__EXERCISE AIM__
Write out again, word for word, the lines below from the line that holds "Clone this chart in matplotlib." through the line that holds "label=name, zorder=3)", omitting pictures.

Data entries:
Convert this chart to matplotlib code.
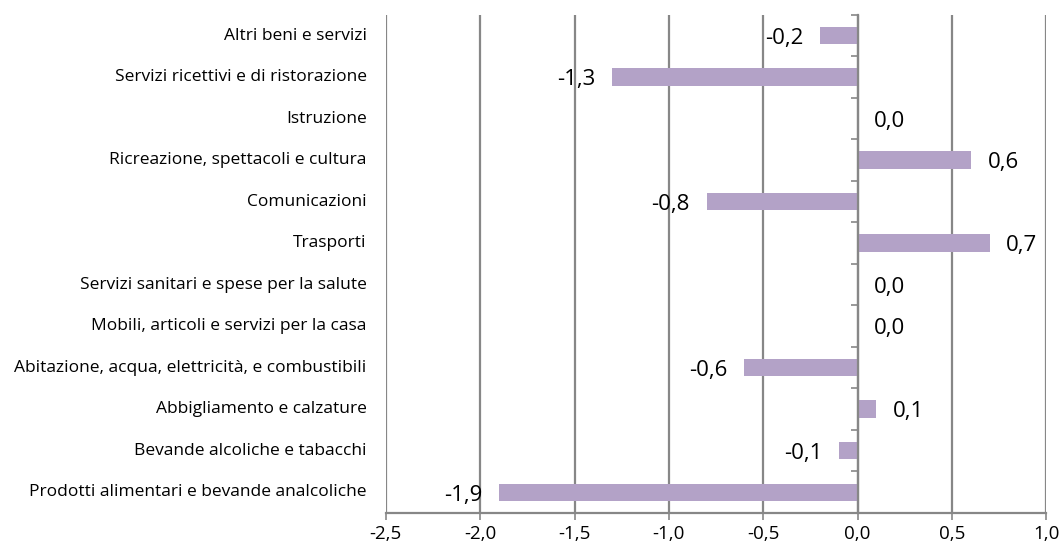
import matplotlib.pyplot as plt
from matplotlib.ticker import FixedLocator, FuncFormatter
import matplotlib.transforms as mtransforms

# Dati (dal basso verso l'alto)
categorie = [
    "Prodotti alimentari e bevande analcoliche",
    "Bevande alcoliche e tabacchi",
    "Abbigliamento e calzature",
    "Abitazione, acqua, elettricità, e combustibili",
    "Mobili, articoli e servizi per la casa",
    "Servizi sanitari e spese per la salute",
    "Trasporti",
    "Comunicazioni",
    "Ricreazione, spettacoli e cultura",
    "Istruzione",
    "Servizi ricettivi e di ristorazione",
    "Altri beni e servizi",
]
valori = [-1.9, -0.1, 0.1, -0.6, 0.0, 0.0, 0.7, -0.8, 0.6, 0.0, -1.3, -0.2]
x_ticks = [-2.5, -2.0, -1.5, -1.0, -0.5, 0.0, 0.5, 1.0]

plt.rcParams['font.family'] = ['Open Sans', 'DejaVu Sans']

fig = plt.figure(figsize=(10.6, 5.51), dpi=100)
ax = fig.add_axes([0.364, 0.069, 0.623, 0.904])

grigio = '#878787'
pos = list(range(len(categorie)))
ax.barh(pos, valori, height=0.42, color='#B3A2C7', zorder=3)

ax.set_xlim(-2.5, 1.0)
ax.set_ylim(-0.5, len(categorie) - 0.5)

# griglia verticale
ax.set_xticks(x_ticks)
ax.set_xticklabels([f"{v:.1f}".replace('.', ',') for v in x_ticks], fontsize=13.5)
ax.grid(axis='x', color=grigio, linewidth=1.6, zorder=0)
ax.tick_params(axis='x', length=5, width=1.2, color=grigio, pad=4)

# asse verticale sullo zero con tacche tra le categorie
for s in ['top', 'right']:
    ax.spines[s].set_visible(False)
ax.spines['left'].set_position(('data', 0))
ax.spines['left'].set_color(grigio)
ax.spines['left'].set_linewidth(1.6)
ax.spines['left'].set_zorder(4)
ax.spines['bottom'].set_color(grigio)
ax.spines['bottom'].set_linewidth(1.6)
ax.set_yticks([])
ax.yaxis.set_minor_locator(FixedLocator([p + 0.5 for p in range(-1, len(categorie))]))
ax.tick_params(axis='y', which='minor', length=5, width=1.2, color=grigio)

# etichette categorie
trans = mtransforms.blended_transform_factory(ax.transAxes, ax.transData)
for p, c in zip(pos, categorie):
    ax.text(-0.029, p, c, transform=trans, ha='right', va='center', fontsize=12.5)

# etichette valori
for p, v in zip(pos, valori):
    testo = f"{v:.1f}".replace('.', ',')
    if v < 0:
        ax.annotate(testo, (v, p), xytext=(-12, -2), textcoords='offset points',
                    ha='right', va='center', fontsize=16)
    else:
        ax.annotate(testo, (v, p), xytext=(12, -2), textcoords='offset points',
                    ha='left', va='center', fontsize=16)

fig.savefig('out.png', dpi=100)
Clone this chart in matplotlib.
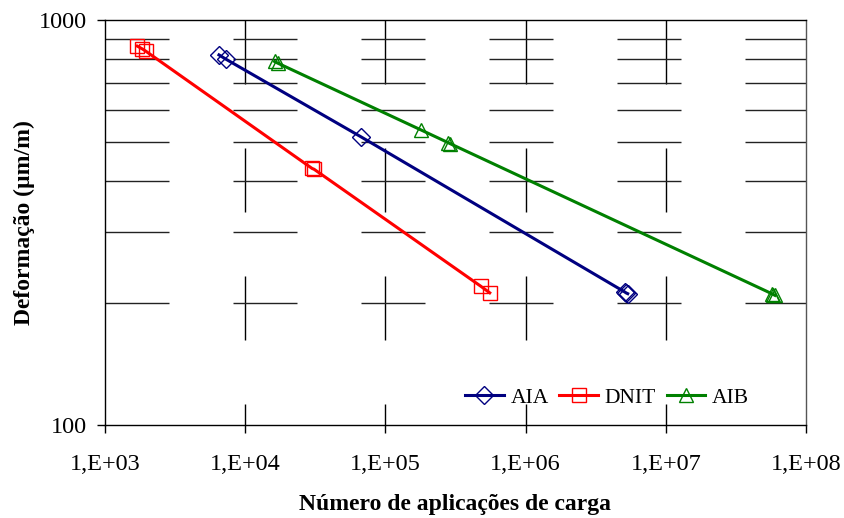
import matplotlib
matplotlib.use("Agg")
import matplotlib.pyplot as plt
from matplotlib.ticker import FixedLocator, FuncFormatter, NullLocator

plt.rcParams['font.family'] = ['Liberation Serif', 'DejaVu Serif']
plt.rcParams['lines.scale_dashes'] = False

# Data
aia_x = [6500, 7300, 67400, 5.1e6, 5.2e6, 5.35e6]
aia_y = [820, 800, 514, 213, 212, 211]
dnit_x = [1700, 1850, 1950, 30000, 31000, 480000, 555000]
dnit_y = [862, 848, 838, 430, 428, 220, 212]
aib_x = [16200, 17000, 180000, 280000, 290000, 5.7e7, 5.85e7, 6.0e7]
aib_y = [790, 783, 535, 498, 495, 211, 210, 209]

series_names = ['AIA', 'DNIT', 'AIB']
series_colors = ['#000080', '#FF0000', '#008000']
series_markers = ['D', 's', '^']

xticks = [1e3, 1e4, 1e5, 1e6, 1e7, 1e8]
xtick_labels = ['1,E+03', '1,E+04', '1,E+05', '1,E+06', '1,E+07', '1,E+08']
yticks = [100, 1000]
ygrid = [200, 300, 400, 500, 600, 700, 800, 900]

fig = plt.figure(figsize=(8.45, 5.18), dpi=100)
ax = fig.add_axes([105/845, 1-425/518, 701/845, 405/518])
ax.set_xscale('log')
ax.set_yscale('log')
ax.set_xlim(1e3, 1e8)
ax.set_ylim(100, 1000)

data = [(aia_x, aia_y), (dnit_x, dnit_y), (aib_x, aib_y)]
msizes = [9.5, 10, 10.5]
for (xs, ys), name, c, m, ms in zip(data, series_names, series_colors, series_markers, msizes):
    ax.plot(xs, ys, color=c, lw=2.2, marker=m, ms=ms, mfc='none', mec=c, mew=1.0,
            label=name, zorder=3)

# grid lines (broken pattern as in the reference)
px = 0.72  # points per pixel at 100 dpi
ax.xaxis.set_major_locator(FixedLocator(xticks))
ax.xaxis.set_major_formatter(FuncFormatter(lambda v, p: xtick_labels[xticks.index(v)] if v in xticks else ''))
ax.xaxis.set_minor_locator(NullLocator())
ax.yaxis.set_major_locator(FixedLocator(yticks))
ax.yaxis.set_major_formatter(FuncFormatter(lambda v, p: '%d' % v))
ax.yaxis.set_minor_locator(FixedLocator(ygrid))
ax.yaxis.set_minor_formatter(FuncFormatter(lambda v, p: ''))

for v in xticks[1:-1]:
    ax.axvline(v, color='black', lw=1.0, linestyle=(43*px, (64*px, 64*px)), zorder=1)
for v in ygrid:
    ax.axhline(v, color='#222222', lw=1.0, linestyle=(0, (64*px, 64*px)), zorder=1)

ax.tick_params(axis='both', which='major', direction='out', length=6, width=1,
               labelsize=17.5, colors='black', pad=7)
ax.tick_params(axis='y', which='minor', length=0)
ax.tick_params(axis='x', which='major', pad=15)

for s in ax.spines.values():
    s.set_color('black')
    s.set_linewidth(1)
ax.spines['right'].set_color('#555555')

ax.set_xlabel('Número de aplicações de carga', fontsize=17, fontweight='bold', labelpad=13.5)
ax.set_ylabel('Deformação (µm/m)', fontsize=17, fontweight='bold', labelpad=3)

leg = ax.legend(loc='center', bbox_to_anchor=(0.716, 0.067), ncol=3, frameon=False,
                fontsize=15.5, handlelength=1.8, handletextpad=0.3, columnspacing=0.5,
                borderpad=0.2)

fig.savefig('out.png', dpi=100)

__REPLY__
Clone this chart in matplotlib.
import matplotlib
matplotlib.use("Agg")
import matplotlib.pyplot as plt
from matplotlib.ticker import FixedLocator, FuncFormatter, NullLocator

plt.rcParams['font.family'] = ['Liberation Serif', 'DejaVu Serif']
plt.rcParams['lines.scale_dashes'] = False

# Data
aia_x = [6500, 7300, 67400, 5.1e6, 5.2e6, 5.35e6]
aia_y = [820, 800, 514, 213, 212, 211]
dnit_x = [1700, 1850, 1950, 30000, 31000, 480000, 555000]
dnit_y = [862, 848, 838, 430, 428, 220, 212]
aib_x = [16200, 17000, 180000, 280000, 290000, 5.7e7, 5.85e7, 6.0e7]
aib_y = [790, 783, 535, 498, 495, 211, 210, 209]

series_names = ['AIA', 'DNIT', 'AIB']
series_colors = ['#000080', '#FF0000', '#008000']
series_markers = ['D', 's', '^']

xticks = [1e3, 1e4, 1e5, 1e6, 1e7, 1e8]
xtick_labels = ['1,E+03', '1,E+04', '1,E+05', '1,E+06', '1,E+07', '1,E+08']
yticks = [100, 1000]
ygrid = [200, 300, 400, 500, 600, 700, 800, 900]

fig = plt.figure(figsize=(8.45, 5.18), dpi=100)
ax = fig.add_axes([105/845, 1-425/518, 701/845, 405/518])
ax.set_xscale('log')
ax.set_yscale('log')
ax.set_xlim(1e3, 1e8)
ax.set_ylim(100, 1000)

data = [(aia_x, aia_y), (dnit_x, dnit_y), (aib_x, aib_y)]
msizes = [9.5, 10, 10.5]
for (xs, ys), name, c, m, ms in zip(data, series_names, series_colors, series_markers, msizes):
    ax.plot(xs, ys, color=c, lw=2.2, marker=m, ms=ms, mfc='none', mec=c, mew=1.0,
            label=name, zorder=3)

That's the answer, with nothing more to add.